## What you should do
Leave out the pictures, then reproduce the rest of the material exactly.

## Raw data

== == ==

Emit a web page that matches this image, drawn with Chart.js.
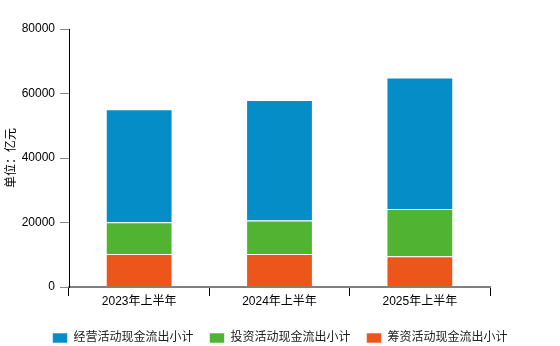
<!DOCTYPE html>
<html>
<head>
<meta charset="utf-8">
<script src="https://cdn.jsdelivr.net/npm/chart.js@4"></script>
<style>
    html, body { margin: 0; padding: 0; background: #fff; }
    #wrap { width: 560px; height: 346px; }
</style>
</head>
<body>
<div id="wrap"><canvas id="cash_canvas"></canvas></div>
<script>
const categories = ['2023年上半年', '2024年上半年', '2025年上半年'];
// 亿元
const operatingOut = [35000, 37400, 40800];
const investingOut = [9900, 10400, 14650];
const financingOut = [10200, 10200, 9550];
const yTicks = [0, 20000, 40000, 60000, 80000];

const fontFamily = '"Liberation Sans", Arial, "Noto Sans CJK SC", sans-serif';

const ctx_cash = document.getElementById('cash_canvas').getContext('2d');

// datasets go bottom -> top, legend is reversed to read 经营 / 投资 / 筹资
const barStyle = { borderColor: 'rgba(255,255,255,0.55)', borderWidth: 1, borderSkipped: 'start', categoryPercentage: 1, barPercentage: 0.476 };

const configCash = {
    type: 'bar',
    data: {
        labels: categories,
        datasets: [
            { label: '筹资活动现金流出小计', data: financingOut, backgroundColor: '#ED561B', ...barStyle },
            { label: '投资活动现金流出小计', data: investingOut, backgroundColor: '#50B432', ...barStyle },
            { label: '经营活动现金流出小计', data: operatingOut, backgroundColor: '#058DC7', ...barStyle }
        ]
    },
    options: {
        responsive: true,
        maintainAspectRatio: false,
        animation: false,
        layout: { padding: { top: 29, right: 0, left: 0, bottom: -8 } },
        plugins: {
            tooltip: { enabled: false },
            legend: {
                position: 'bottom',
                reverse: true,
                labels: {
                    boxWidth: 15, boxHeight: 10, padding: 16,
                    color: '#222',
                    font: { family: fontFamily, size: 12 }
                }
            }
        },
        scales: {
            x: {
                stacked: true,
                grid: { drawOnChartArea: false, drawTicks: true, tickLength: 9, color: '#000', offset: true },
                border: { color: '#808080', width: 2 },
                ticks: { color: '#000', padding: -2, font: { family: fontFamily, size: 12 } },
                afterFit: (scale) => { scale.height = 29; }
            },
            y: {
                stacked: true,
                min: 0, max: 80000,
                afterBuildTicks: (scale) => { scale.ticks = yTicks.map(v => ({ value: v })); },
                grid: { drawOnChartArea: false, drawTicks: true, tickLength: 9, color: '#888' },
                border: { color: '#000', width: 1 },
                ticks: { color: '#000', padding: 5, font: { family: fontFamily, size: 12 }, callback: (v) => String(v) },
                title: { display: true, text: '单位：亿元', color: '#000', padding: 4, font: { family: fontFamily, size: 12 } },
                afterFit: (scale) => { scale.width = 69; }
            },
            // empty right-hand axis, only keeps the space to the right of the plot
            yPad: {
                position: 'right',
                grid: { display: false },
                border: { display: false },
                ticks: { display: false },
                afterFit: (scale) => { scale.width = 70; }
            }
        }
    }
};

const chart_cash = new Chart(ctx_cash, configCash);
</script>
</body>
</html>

== == ==

## Answer for the task
Emit a web page that matches this image, drawn with Chart.js.
<!DOCTYPE html>
<html>
<head>
<meta charset="utf-8">
<script src="https://cdn.jsdelivr.net/npm/chart.js@4"></script>
<style>
    html, body { margin: 0; padding: 0; background: #fff; }
    #wrap { width: 560px; height: 346px; }
</style>
</head>
<body>
<div id="wrap"><canvas id="cash_canvas"></canvas></div>
<script>
const categories = ['2023年上半年', '2024年上半年', '2025年上半年'];
// 亿元
const operatingOut = [35000, 37400, 40800];
const investingOut = [9900, 10400, 14650];
const financingOut = [10200, 10200, 9550];
const yTicks = [0, 20000, 40000, 60000, 80000];

const fontFamily = '"Liberation Sans", Arial, "Noto Sans CJK SC", sans-serif';

const ctx_cash = document.getElementById('cash_canvas').getContext('2d');

// datasets go bottom -> top, legend is reversed to read 经营 / 投资 / 筹资
const barStyle = { borderColor: 'rgba(255,255,255,0.55)', borderWidth: 1, borderSkipped: 'start', categoryPercentage: 1, barPercentage: 0.476 };

const configCash = {
    type: 'bar',
    data: {
        labels: categories,
        datasets: [
            { label: '筹资活动现金流出小计', data: financingOut, backgroundColor: '#ED561B', ...barStyle },
            { label: '投资活动现金流出小计', data: investingOut, backgroundColor: '#50B432', ...barStyle },
            { label: '经营活动现金流出小计', data: operatingOut, backgroundColor: '#058DC7', ...barStyle }
        ]
    },
    options: {
        responsive: true,
        maintainAspectRatio: false,
        animation: false,
        layout: { padding: { top: 29, right: 0, left: 0, bottom: -8 } },
        plugins: {
            tooltip: { enabled: false },
            legend: {
                position: 'bottom',
                reverse: true,
                labels: {
                    boxWidth: 15, boxHeight: 10, padding: 16,
                    color: '#222',
                    font: { family: fontFamily, size: 12 }
                }
            }
        },
        scales: {
            x: {
                stacked: true,
                grid: { drawOnChartArea: false, drawTicks: true, tickLength: 9, color: '#000', offset: true },
                border: { color: '#808080', width: 2 },
                ticks: { color: '#000', padding: -2, font: { family: fontFamily, size: 12 } },
                afterFit: (scale) => { scale.height = 29; }
            },
            y: {
                stacked: true,
                min: 0, max: 80000,
                afterBuildTicks: (scale) => { scale.ticks = yTicks.map(v => ({ value: v })); },
                grid: { drawOnChartArea: false, drawTicks: true, tickLength: 9, color: '#888' },
                border: { color: '#000', width: 1 },
                ticks: { color: '#000', padding: 5, font: { family: fontFamily, size: 12 }, callback: (v) => String(v) },
                title: { display: true, text: '单位：亿元', color: '#000', padding: 4, font: { family: fontFamily, size: 12 } },
                afterFit: (scale) => { scale.width = 69; }
            },
            // empty right-hand axis, only keeps the space to the right of the plot
            yPad: {
                position: 'right',
                grid: { display: false },
                border: { display: false },
                ticks: { display: false },
                afterFit: (scale) => { scale.width = 70; }
            }
        }
    }
};

const chart_cash = new Chart(ctx_cash, configCash);
</script>
</body>
</html>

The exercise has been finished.